Personalized Observation Normalization for Federated Reinforcement Learning in Simulation Environments with Heterogeneity

Researchers developed a personalized observation normalization (PON) method to address heterogeneity in federated reinforcement learning, where differing state-transition dynamics cause non-identical input distributions and imbalanced parameter updates. The approach allows each agent to locally normalize raw state inputs using a continuously updated running mean and variance, ensuring consistent scaling without overshadowing during aggregation. Experiments on heterogeneous MuJoCo tasks demonstrated that PON accelerates training and achieves superior performance compared to baseline methods.

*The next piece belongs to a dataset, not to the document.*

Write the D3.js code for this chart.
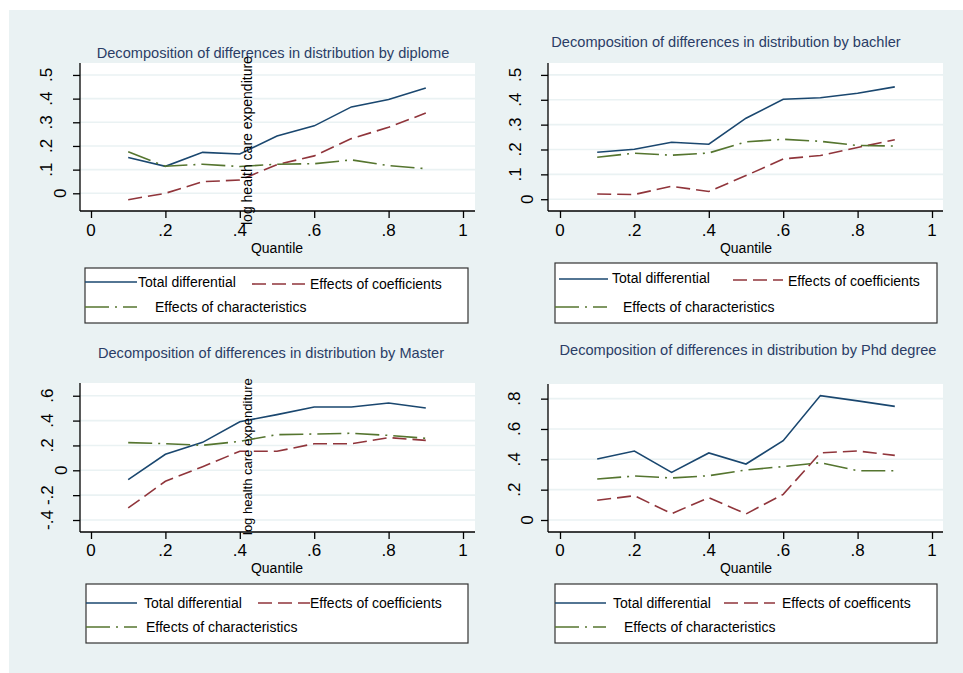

arXiv:2605.27385v1 Announce Type: new Abstract: Federated reinforcement learning FedRL enables multiple agents to collaboratively train a global policy without sharing raw data, making it ideal for privacy-sensitive applications. However, FedRL faces challenges in heterogeneous environments where differing state-transition dynamics lead to non-identical input distributions and imbalanced parameter updates during aggregation. Therefore, this paper develops a personalized observation normalization PON method, allowing each agent to locally normalize raw state inputs using a continuously updated running mean and variance. This design ensures consistent scaling of local feature without overshadowing across agents during aggregation. Furthermore, we demonstrate that sharing normalization parameters across agents is ineffective due to the diverse local input distributions, which highlights the necessity of personalized statistics. Experiments on heterogeneous MuJoCo tasks show that our developed PON accelerates training and achieves superior performance compared to baseline methods.